Summary and Analysis
Book II: The Discourse on Utopia:
Country Life
Summary
Farmhouses are provided for agricultural communities, called "families," including some 40 men and women plus two slaves. Thirty such families are presided over by a magistrate.
There is an interesting arrangement for giving variety to occupational activities. Most people, after spending two years working in the country, are transferred to the city for the next two years, but the shifts are staggered so that only half of a farm "family" is moved in a given year. Work on the farm involves, as one would expect, plowing and harvesting, and raising cattle, chickens, horses, and oxen, the latter being used chiefly for work animals in preference to horses.

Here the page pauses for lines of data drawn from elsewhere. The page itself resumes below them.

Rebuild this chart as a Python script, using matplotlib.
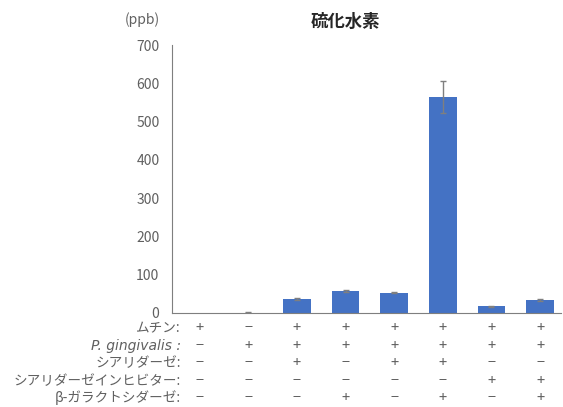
import matplotlib.pyplot as plt
import matplotlib.transforms as mtransforms

plt.rcParams['font.family'] = ['Noto Sans CJK JP', 'DejaVu Sans']

# bar values (ppb) and error bars
values = [0, 1, 36, 57, 53, 565, 17, 34]
errors = [0, 0.5, 3, 2, 2, 42, 1.5, 3]

# condition table below the chart
row_labels = ['ムチン:', 'P. gingivalis :', 'シアリダーゼ:', 'シアリダーゼインヒビター:', 'β-ガラクトシダーゼ:']
row_signs = [
    ['+', '−', '+', '+', '+', '+', '+', '+'],
    ['−', '+', '+', '+', '+', '+', '+', '+'],
    ['−', '−', '+', '−', '+', '+', '−', '−'],
    ['−', '−', '−', '−', '−', '−', '+', '+'],
    ['−', '−', '−', '+', '−', '+', '−', '+'],
]

TEXT = '#606060'
BAR = '#4472C4'

fig = plt.figure(figsize=(5.63, 4.07), dpi=100)
ax = fig.add_axes([0.3055, 0.231, 0.691, 0.658])

x = list(range(len(values)))
ax.bar(x, values, width=0.57, color=BAR, zorder=2)
ax.errorbar(x[1:], values[1:], yerr=errors[1:], fmt='none', ecolor='#7f7f7f',
            elinewidth=1, capsize=2, capthick=1, zorder=3)

ax.set_xlim(-0.57, 7.43)
ax.set_ylim(0, 700)
ax.set_yticks(range(0, 701, 100))
ax.set_xticks([])
ax.tick_params(axis='y', length=0, labelsize=10, labelcolor=TEXT, pad=9)
for s in ['top', 'right']:
    ax.spines[s].set_visible(False)
ax.spines['left'].set_color('#7f7f7f')
ax.spines['bottom'].set_color('#7f7f7f')

fig.text(0.613, 0.945, '硫化水素', ha='center', va='center', fontsize=12.5, fontweight='bold', color='#262626')
fig.text(0.222, 0.952, '(ppb)', ha='left', va='center', fontsize=10, color=TEXT)

trans = mtransforms.blended_transform_factory(ax.transData, fig.transFigure)
row_y = [0.194, 0.150, 0.108, 0.064, 0.022]
for lab, signs, yy in zip(row_labels, row_signs, row_y):
    if 'gingivalis' in lab:
        fig.text(0.321, yy, lab, ha='right', va='center', fontsize=10, color=TEXT,
                 style='italic', family=['DejaVu Sans'])
    else:
        fig.text(0.321, yy, lab, ha='right', va='center', fontsize=9.8, color=TEXT)
    for xi, s in zip(x, signs):
        ax.text(xi, yy, s, transform=trans, ha='center', va='center', fontsize=10.5, color=TEXT)

fig.savefig('out.png', dpi=100)
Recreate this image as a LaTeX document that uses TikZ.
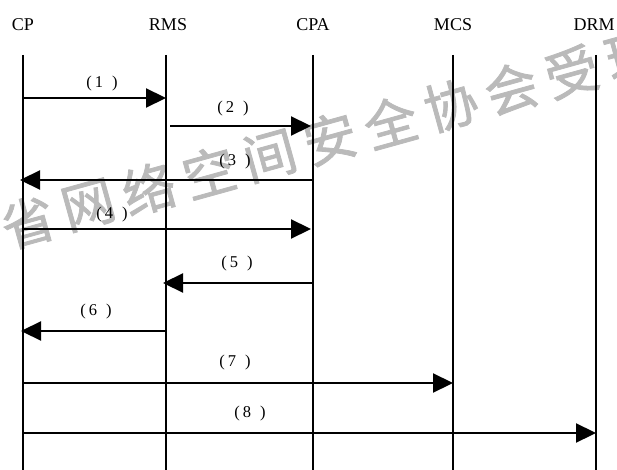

Their plan is to produce more food than is required for the support of the population. Sufficient surplus is stored for two years' supply against crop failure, and the remainder is sold to foreigners. What money is received from such a sale goes into the national treasury to be used only in case of war, for no money is used among the citizens.
Analysis
The life of a farmer in Utopia seems not very different from that of an English farmer in More's day, with the exception of the housing of 40 or more people together. The Utopian farmer owned neither the land he farmed nor the house he lived in, but that was true of a good many English farmers as well. It was simply a question of who owned the place you farmed — a rich lord or squire in England, or the state in Utopia. What is really different is that an opportunity was provided to change activities and scenery. This, to More, was intended to equalize labor assignments because farm work was more strenuous than most city occupations.
The only oddity mentioned in working the farm was that of hatching chickens by means of a kind of incubator system. That practice was recommended because the chicks hatched in that fashion regarded the person who fed them as their mother.